### WHAT IS BEING ASKED
From the first line of the data below through the line bearing "-5.90,-5.92,-5.93,-6.19,-6.50,-6.65];", reproduce each line exactly; do not include pictures.

### DATA SHOWN
— Begin —
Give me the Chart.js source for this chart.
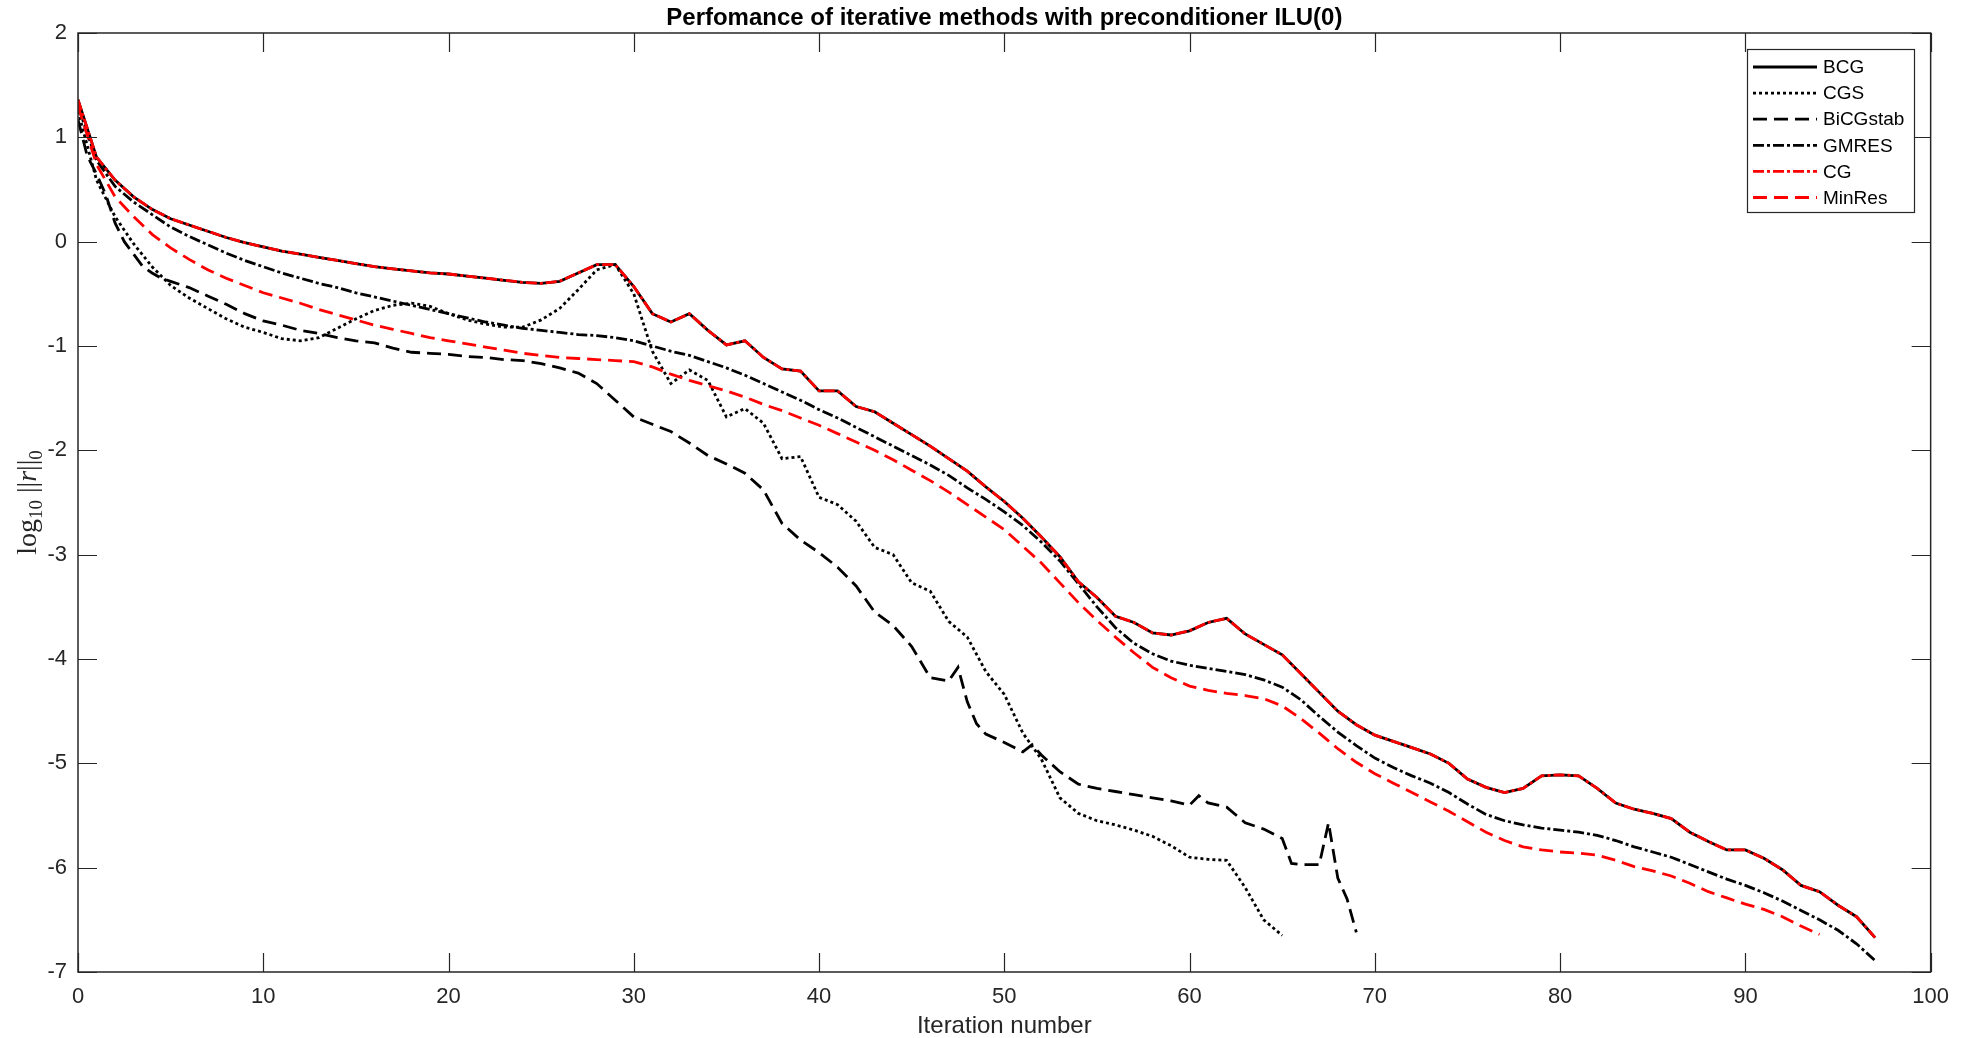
<!DOCTYPE html>
<html>
<head>
<meta charset="utf-8">
<script src="https://cdn.jsdelivr.net/npm/chart.js@4.4.1/dist/chart.umd.min.js"></script>
<style>
  html, body { margin: 0; padding: 0; background: #fff; }
</style>
</head>
<body>
<canvas id="chart" width="1961" height="1038"></canvas>
<script>
// Residual history, log10 ||r|| per iteration
const bcgVals = [1.36,0.81,0.59,0.43,0.31,0.22,0.16,0.10,0.04,-0.01,
  -0.05,-0.09,-0.12,-0.15,-0.18,-0.21,-0.24,-0.26,-0.28,-0.30,
  -0.31,-0.33,-0.35,-0.37,-0.39,-0.40,-0.38,-0.30,-0.22,-0.22,
  -0.43,-0.69,-0.77,-0.69,-0.85,-0.99,-0.95,-1.11,-1.22,-1.24,
  -1.43,-1.43,-1.58,-1.63,-1.74,-1.85,-1.96,-2.08,-2.20,-2.35,
  -2.49,-2.65,-2.83,-3.02,-3.26,-3.41,-3.59,-3.65,-3.75,-3.77,
  -3.73,-3.65,-3.61,-3.76,-3.86,-3.96,-4.14,-4.32,-4.50,-4.63,
  -4.73,-4.79,-4.85,-4.91,-5.00,-5.15,-5.23,-5.28,-5.24,-5.12,
  -5.11,-5.12,-5.24,-5.38,-5.44,-5.48,-5.53,-5.66,-5.75,-5.83,
  -5.83,-5.91,-6.02,-6.17,-6.23,-6.36,-6.47,-6.67];

// CG lies exactly on top of BCG in the figure
const cgVals = [1.36,0.81,0.59,0.43,0.31,0.22,0.16,0.10,0.04,-0.01,
  -0.05,-0.09,-0.12,-0.15,-0.18,-0.21,-0.24,-0.26,-0.28,-0.30,
  -0.31,-0.33,-0.35,-0.37,-0.39,-0.40,-0.38,-0.30,-0.22,-0.22,
  -0.43,-0.69,-0.77,-0.69,-0.85,-0.99,-0.95,-1.11,-1.22,-1.24,
  -1.43,-1.43,-1.58,-1.63,-1.74,-1.85,-1.96,-2.08,-2.20,-2.35,
  -2.49,-2.65,-2.83,-3.02,-3.26,-3.41,-3.59,-3.65,-3.75,-3.77,
  -3.73,-3.65,-3.61,-3.76,-3.86,-3.96,-4.14,-4.32,-4.50,-4.63,
  -4.73,-4.79,-4.85,-4.91,-5.00,-5.15,-5.23,-5.28,-5.24,-5.12,
  -5.11,-5.12,-5.24,-5.38,-5.44,-5.48,-5.53,-5.66,-5.75,-5.83,
  -5.83,-5.91,-6.02,-6.17,-6.23,-6.36,-6.47,-6.67];

const cgsVals = [1.25,0.59,0.24,-0.02,-0.24,-0.42,-0.54,-0.64,-0.74,-0.82,
  -0.87,-0.93,-0.95,-0.92,-0.83,-0.74,-0.66,-0.61,-0.59,-0.62,
  -0.69,-0.75,-0.79,-0.82,-0.82,-0.75,-0.64,-0.46,-0.27,-0.22,
  -0.50,-1.05,-1.36,-1.23,-1.33,-1.68,-1.60,-1.74,-2.08,-2.06,
  -2.45,-2.52,-2.68,-2.93,-3.00,-3.27,-3.35,-3.64,-3.79,-4.12,
  -4.34,-4.71,-4.96,-5.33,-5.48,-5.55,-5.59,-5.64,-5.70,-5.79,
  -5.90,-5.92,-5.93,-6.19,-6.50,-6.65];

const gmresVals = [1.30,0.78,0.53,0.38,0.26,0.14,0.05,-0.03,-0.11,-0.18,
  -0.24,-0.30,-0.35,-0.40,-0.44,-0.49,-0.53,-0.57,-0.61,-0.65,
  -0.69,-0.73,-0.77,-0.80,-0.83,-0.85,-0.87,-0.89,-0.90,-0.92,
  -0.95,-1.00,-1.05,-1.09,-1.15,-1.21,-1.28,-1.36,-1.44,-1.52,
  -1.61,-1.69,-1.78,-1.87,-1.96,-2.05,-2.14,-2.24,-2.36,-2.47,
  -2.59,-2.72,-2.88,-3.06,-3.28,-3.50,-3.70,-3.85,-3.95,-4.02,
  -4.06,-4.09,-4.12,-4.15,-4.20,-4.27,-4.39,-4.55,-4.70,-4.83,
  -4.95,-5.04,-5.12,-5.19,-5.28,-5.39,-5.49,-5.55,-5.59,-5.62,
  -5.64,-5.66,-5.69,-5.74,-5.80,-5.85,-5.90,-5.97,-6.04,-6.11,
  -6.17,-6.24,-6.32,-6.41,-6.50,-6.60,-6.73,-6.89];

const minresVals = [1.30,0.74,0.43,0.24,0.07,-0.06,-0.17,-0.27,-0.35,-0.42,
  -0.49,-0.54,-0.59,-0.65,-0.70,-0.75,-0.80,-0.84,-0.88,-0.92,
  -0.95,-0.98,-1.01,-1.04,-1.07,-1.09,-1.11,-1.12,-1.13,-1.14,
  -1.15,-1.20,-1.27,-1.33,-1.38,-1.43,-1.49,-1.56,-1.62,-1.69,
  -1.76,-1.84,-1.92,-2.00,-2.09,-2.19,-2.29,-2.40,-2.52,-2.64,
  -2.76,-2.92,-3.08,-3.27,-3.46,-3.63,-3.79,-3.94,-4.08,-4.18,
  -4.26,-4.30,-4.33,-4.35,-4.38,-4.45,-4.57,-4.71,-4.86,-4.99,
  -5.10,-5.19,-5.28,-5.37,-5.46,-5.56,-5.66,-5.74,-5.80,-5.83,
  -5.85,-5.86,-5.88,-5.93,-5.99,-6.03,-6.08,-6.15,-6.23,-6.29,
  -6.35,-6.40,-6.47,-6.56,-6.64];

// BiCGstab also reports half iterations
const bicgIters = [0,0.5,1,1.5,2,2.5,3,3.5,4,4.5,5,6,7,8,9,10,11,12,13,14,15,16,17,18,19,20,
  21,22,23,24,25,26,27,28,29,30,31,32,33,34,35,36,37,38,39,40,41,42,43,44,45,46,47,47.5,
  48,48.5,49,50,51,51.5,52,53,54,55,56,57,58,59,60,60.5,61,62,63,64,65,65.5,66,67,67.5,
  68,68.5,69];
const bicgVals = [1.17,0.82,0.65,0.45,0.18,0.0,-0.12,-0.24,-0.30,-0.35,-0.38,-0.44,-0.52,-0.60,-0.69,-0.76,-0.80,-0.85,-0.88,-0.92,-0.95,-0.97,-1.02,-1.06,-1.07,-1.08,
  -1.10,-1.11,-1.13,-1.14,-1.17,-1.21,-1.26,-1.36,-1.52,-1.68,-1.75,-1.82,-1.93,-2.05,-2.13,-2.22,-2.38,-2.70,-2.86,-2.98,-3.12,-3.30,-3.55,-3.68,-3.88,-4.18,-4.21,-4.08,
  -4.41,-4.62,-4.72,-4.80,-4.89,-4.82,-4.92,-5.08,-5.20,-5.24,-5.27,-5.30,-5.33,-5.36,-5.40,-5.31,-5.38,-5.42,-5.57,-5.63,-5.72,-5.96,-5.97,-5.97,-5.57,
  -6.10,-6.30,-6.62];

const xTicks = [0, 10, 20, 30, 40, 50, 60, 70, 80, 90, 100];
const yTicks = [2, 1, 0, -1, -2, -3, -4, -5, -6, -7];

const AXIS_COL = '#262626';
const SANS = "'Liberation Sans', Arial, Helvetica, sans-serif";

function pts(vals, iters) {
  return vals.map((v, i) => ({ x: iters ? iters[i] : i, y: v }));
}

// box, inward ticks, title, labels and the legend, MATLAB style
const matlabFrame = {
  id: 'matlabFrame',
  afterDraw(chart) {
    const ctx = chart.ctx;
    const a = chart.chartArea;
    const xs = chart.scales.x, ys = chart.scales.y;
    const tl = 19;

    ctx.save();
    ctx.strokeStyle = AXIS_COL;
    ctx.lineWidth = 1.5;
    ctx.strokeRect(a.left, a.top, a.right - a.left, a.bottom - a.top);
    ctx.beginPath();
    xTicks.forEach(t => {
      const px = Math.round(xs.getPixelForValue(t)) + 0.5;
      ctx.moveTo(px, a.bottom); ctx.lineTo(px, a.bottom - tl);
      ctx.moveTo(px, a.top); ctx.lineTo(px, a.top + tl);
    });
    yTicks.forEach(t => {
      const py = Math.round(ys.getPixelForValue(t)) + 0.5;
      ctx.moveTo(a.left, py); ctx.lineTo(a.left + tl, py);
      ctx.moveTo(a.right, py); ctx.lineTo(a.right - tl, py);
    });
    ctx.lineWidth = 1.2;
    ctx.stroke();

    // title
    ctx.fillStyle = '#000';
    ctx.font = 'bold 24px ' + SANS;
    ctx.textAlign = 'center';
    ctx.textBaseline = 'middle';
    ctx.fillText('Perfomance of iterative methods with preconditioner ILU(0)', (a.left + a.right) / 2, 18);

    // x label
    ctx.fillStyle = AXIS_COL;
    ctx.font = '24px ' + SANS;
    ctx.fillText('Iteration number', (a.left + a.right) / 2, 1026);

    // y label: log10 ||r||0 in a serif face, rotated
    ctx.save();
    ctx.translate(36, (a.top + a.bottom) / 2);
    ctx.rotate(-Math.PI / 2);
    ctx.fillStyle = AXIS_COL;
    ctx.textAlign = 'left';
    ctx.textBaseline = 'alphabetic';
    const parts = [
      { t: 'log', f: '28px', dy: 0 },
      { t: '10', f: '19px', dy: 6 },
      { t: ' ||', f: '28px', dy: 0 },
      { t: 'r', f: 'italic 28px', dy: 0 },
      { t: '||', f: '28px', dy: 0 },
      { t: '0', f: '19px', dy: 6 }
    ];
    const serif = " 'Liberation Serif', 'DejaVu Serif', serif";
    let w = 0;
    parts.forEach(p => { ctx.font = p.f + serif; w += ctx.measureText(p.t).width; });
    let cx = -w / 2;
    parts.forEach(p => {
      ctx.font = p.f + serif;
      ctx.fillText(p.t, cx, p.dy);
      cx += ctx.measureText(p.t).width;
    });
    ctx.restore();

    // legend
    const lx = 1747, ly = 49, lw = 167, lh = 163;
    ctx.fillStyle = '#fff';
    ctx.fillRect(lx, ly, lw, lh);
    ctx.strokeStyle = AXIS_COL;
    ctx.lineWidth = 1.2;
    ctx.strokeRect(lx + 0.5, ly + 0.5, lw, lh);
    ctx.font = '19px ' + SANS;
    ctx.textAlign = 'left';
    ctx.textBaseline = 'middle';
    chart.data.datasets.forEach((ds, i) => {
      const y = ly + 18 + i * 26.1;
      ctx.save();
      ctx.strokeStyle = ds.borderColor;
      ctx.lineWidth = ds.borderWidth;
      ctx.setLineDash(ds.borderDash || []);
      ctx.beginPath();
      ctx.moveTo(lx + 6, y);
      ctx.lineTo(lx + 70, y);
      ctx.stroke();
      ctx.restore();
      ctx.fillStyle = '#000';
      ctx.fillText(ds.label, lx + 76, y + 1);
    });
    ctx.restore();
  }
};

const DASH = [14, 7];
const DASHDOT = [11, 3, 3, 3];
const DOT = [3, 3];

function line(label, data, color, dash, order) {
  return {
    label, data,
    borderColor: color,
    backgroundColor: color,
    borderWidth: 2.8,
    borderDash: dash,
    pointRadius: 0,
    tension: 0,
    fill: false,
    order
  };
}

new Chart(document.getElementById('chart'), {
  type: 'line',
  data: {
    datasets: [
      line('BCG', pts(bcgVals), '#000000', [], 6),
      line('CGS', pts(cgsVals), '#000000', DOT, 5),
      line('BiCGstab', pts(bicgVals, bicgIters), '#000000', DASH, 4),
      line('GMRES', pts(gmresVals), '#000000', DASHDOT, 3),
      line('CG', pts(cgVals), '#ff0000', DASHDOT, 2),
      line('MinRes', pts(minresVals), '#ff0000', DASH, 1)
    ]
  },
  options: {
    responsive: false,
    devicePixelRatio: 1,
    animation: false,
    layout: { padding: { left: 0, right: 30, top: 33, bottom: 0 } },
    plugins: {
      legend: { display: false },
      tooltip: { enabled: false },
      title: { display: false }
    },
    scales: {
      x: {
        type: 'linear',
        min: 0, max: 100,
        afterFit(s) { s.height = 66; },
        afterBuildTicks(s) { s.ticks = xTicks.map(v => ({ value: v })); },
        grid: { display: false, drawTicks: false },
        border: { display: false },
        ticks: { color: AXIS_COL, font: { family: SANS, size: 22 }, padding: 12, maxRotation: 0 }
      },
      y: {
        type: 'linear',
        min: -7, max: 2,
        afterFit(s) { s.width = 78; },
        afterBuildTicks(s) { s.ticks = yTicks.map(v => ({ value: v })); },
        grid: { display: false, drawTicks: false },
        border: { display: false },
        ticks: { color: AXIS_COL, font: { family: SANS, size: 22 }, padding: 11 }
      }
    }
  },
  plugins: [matlabFrame]
});
</script>
</body>
</html>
— End —
### TASK RESULT
Give me the Chart.js source for this chart.
<!DOCTYPE html>
<html>
<head>
<meta charset="utf-8">
<script src="https://cdn.jsdelivr.net/npm/chart.js@4.4.1/dist/chart.umd.min.js"></script>
<style>
  html, body { margin: 0; padding: 0; background: #fff; }
</style>
</head>
<body>
<canvas id="chart" width="1961" height="1038"></canvas>
<script>
// Residual history, log10 ||r|| per iteration
const bcgVals = [1.36,0.81,0.59,0.43,0.31,0.22,0.16,0.10,0.04,-0.01,
  -0.05,-0.09,-0.12,-0.15,-0.18,-0.21,-0.24,-0.26,-0.28,-0.30,
  -0.31,-0.33,-0.35,-0.37,-0.39,-0.40,-0.38,-0.30,-0.22,-0.22,
  -0.43,-0.69,-0.77,-0.69,-0.85,-0.99,-0.95,-1.11,-1.22,-1.24,
  -1.43,-1.43,-1.58,-1.63,-1.74,-1.85,-1.96,-2.08,-2.20,-2.35,
  -2.49,-2.65,-2.83,-3.02,-3.26,-3.41,-3.59,-3.65,-3.75,-3.77,
  -3.73,-3.65,-3.61,-3.76,-3.86,-3.96,-4.14,-4.32,-4.50,-4.63,
  -4.73,-4.79,-4.85,-4.91,-5.00,-5.15,-5.23,-5.28,-5.24,-5.12,
  -5.11,-5.12,-5.24,-5.38,-5.44,-5.48,-5.53,-5.66,-5.75,-5.83,
  -5.83,-5.91,-6.02,-6.17,-6.23,-6.36,-6.47,-6.67];

// CG lies exactly on top of BCG in the figure
const cgVals = [1.36,0.81,0.59,0.43,0.31,0.22,0.16,0.10,0.04,-0.01,
  -0.05,-0.09,-0.12,-0.15,-0.18,-0.21,-0.24,-0.26,-0.28,-0.30,
  -0.31,-0.33,-0.35,-0.37,-0.39,-0.40,-0.38,-0.30,-0.22,-0.22,
  -0.43,-0.69,-0.77,-0.69,-0.85,-0.99,-0.95,-1.11,-1.22,-1.24,
  -1.43,-1.43,-1.58,-1.63,-1.74,-1.85,-1.96,-2.08,-2.20,-2.35,
  -2.49,-2.65,-2.83,-3.02,-3.26,-3.41,-3.59,-3.65,-3.75,-3.77,
  -3.73,-3.65,-3.61,-3.76,-3.86,-3.96,-4.14,-4.32,-4.50,-4.63,
  -4.73,-4.79,-4.85,-4.91,-5.00,-5.15,-5.23,-5.28,-5.24,-5.12,
  -5.11,-5.12,-5.24,-5.38,-5.44,-5.48,-5.53,-5.66,-5.75,-5.83,
  -5.83,-5.91,-6.02,-6.17,-6.23,-6.36,-6.47,-6.67];

const cgsVals = [1.25,0.59,0.24,-0.02,-0.24,-0.42,-0.54,-0.64,-0.74,-0.82,
  -0.87,-0.93,-0.95,-0.92,-0.83,-0.74,-0.66,-0.61,-0.59,-0.62,
  -0.69,-0.75,-0.79,-0.82,-0.82,-0.75,-0.64,-0.46,-0.27,-0.22,
  -0.50,-1.05,-1.36,-1.23,-1.33,-1.68,-1.60,-1.74,-2.08,-2.06,
  -2.45,-2.52,-2.68,-2.93,-3.00,-3.27,-3.35,-3.64,-3.79,-4.12,
  -4.34,-4.71,-4.96,-5.33,-5.48,-5.55,-5.59,-5.64,-5.70,-5.79,
  -5.90,-5.92,-5.93,-6.19,-6.50,-6.65];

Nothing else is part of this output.